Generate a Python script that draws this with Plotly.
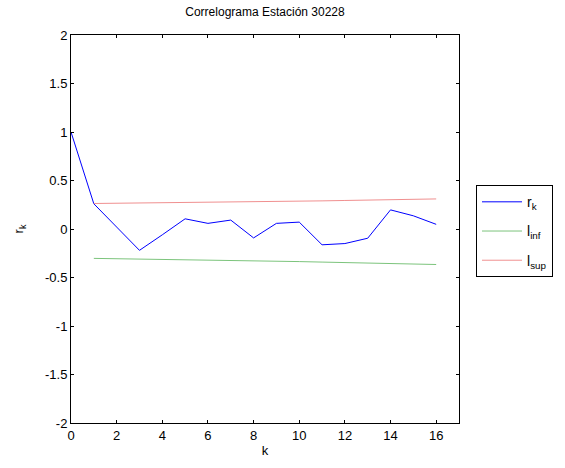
import plotly.graph_objects as go

k_rk = list(range(0, 17))
r_k = [1.0, 0.26, 0.02, -0.22, -0.06, 0.105, 0.058, 0.092, -0.092, 0.058, 0.071,
       -0.163, -0.15, -0.095, 0.197, 0.136, 0.048]

k_lim = list(range(1, 17))
l_inf = [-0.303, -0.306, -0.309, -0.312, -0.316, -0.320, -0.324, -0.328, -0.332, -0.336,
         -0.341, -0.346, -0.351, -0.356, -0.361, -0.366]
l_sup = [0.263, 0.265, 0.267, 0.269, 0.272, 0.275, 0.278, 0.281, 0.284, 0.287,
         0.290, 0.294, 0.298, 0.302, 0.306, 0.310]

x_ticks = [0, 2, 4, 6, 8, 10, 12, 14, 16]
y_ticks = [-2, -1.5, -1, -0.5, 0, 0.5, 1, 1.5, 2]
y_ticktext = ["-2", "-1.5", "-1", "-0.5", "0", "0.5", "1", "1.5", "2"]

font_family = "Liberation Sans, Arial, sans-serif"

fig = go.Figure()
fig.add_trace(go.Scatter(x=k_rk, y=r_k, mode="lines", name="r<sub>k</sub>", legendgroup="a",
                         line=dict(color="#0000ff", width=1)))
fig.add_trace(go.Scatter(x=k_lim, y=l_inf, mode="lines", name="l<sub>inf</sub>", legendgroup="b",
                         line=dict(color="#7cc47c", width=1)))
fig.add_trace(go.Scatter(x=k_lim, y=l_sup, mode="lines", name="l<sub>sup</sub>", legendgroup="c",
                         line=dict(color="#f09090", width=1)))

axis_common = dict(showline=True, linecolor="black", linewidth=1, mirror="ticks",
                   ticks="inside", ticklen=3, tickcolor="black", showgrid=False,
                   zeroline=False, tickfont=dict(size=13, color="black"))

fig.update_layout(
    width=565, height=468,
    paper_bgcolor="white", plot_bgcolor="white",
    margin=dict(l=71, r=106, t=35, b=43),
    font=dict(family=font_family, color="black", size=13),
    title=dict(text="Correlograma Estación 30228", x=(71 + 459) / 2 / 565, xanchor="center",
               y=1 - 12 / 468, yanchor="middle", font=dict(size=12)),
    xaxis=dict(range=[0, 17], tickvals=x_ticks,
               title=dict(text="k", standoff=4, font=dict(size=13)), **axis_common),
    yaxis=dict(range=[-2, 2], tickvals=y_ticks, ticktext=y_ticktext,
               title=dict(text="r<sub>k</sub>", standoff=18, font=dict(size=13)), **axis_common),
    legend=dict(x=(476 - 71) / 388, y=1 - (186 - 35) / 390, xanchor="left", yanchor="top",
                bordercolor="black", borderwidth=1, bgcolor="white",
                tracegroupgap=8, itemwidth=40,
                font=dict(size=14, color="black")),
    showlegend=True,
)

fig.write_html("out.html")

_Short problem_
Repeat, word for word and with no pictures, only the lines running from the beginning of the data to the line that contains "-0.163, -0.15, -0.095, 0.197, 0.136, 0.048]".

_Task answer_
Generate a Python script that draws this with Plotly.
import plotly.graph_objects as go

k_rk = list(range(0, 17))
r_k = [1.0, 0.26, 0.02, -0.22, -0.06, 0.105, 0.058, 0.092, -0.092, 0.058, 0.071,
       -0.163, -0.15, -0.095, 0.197, 0.136, 0.048]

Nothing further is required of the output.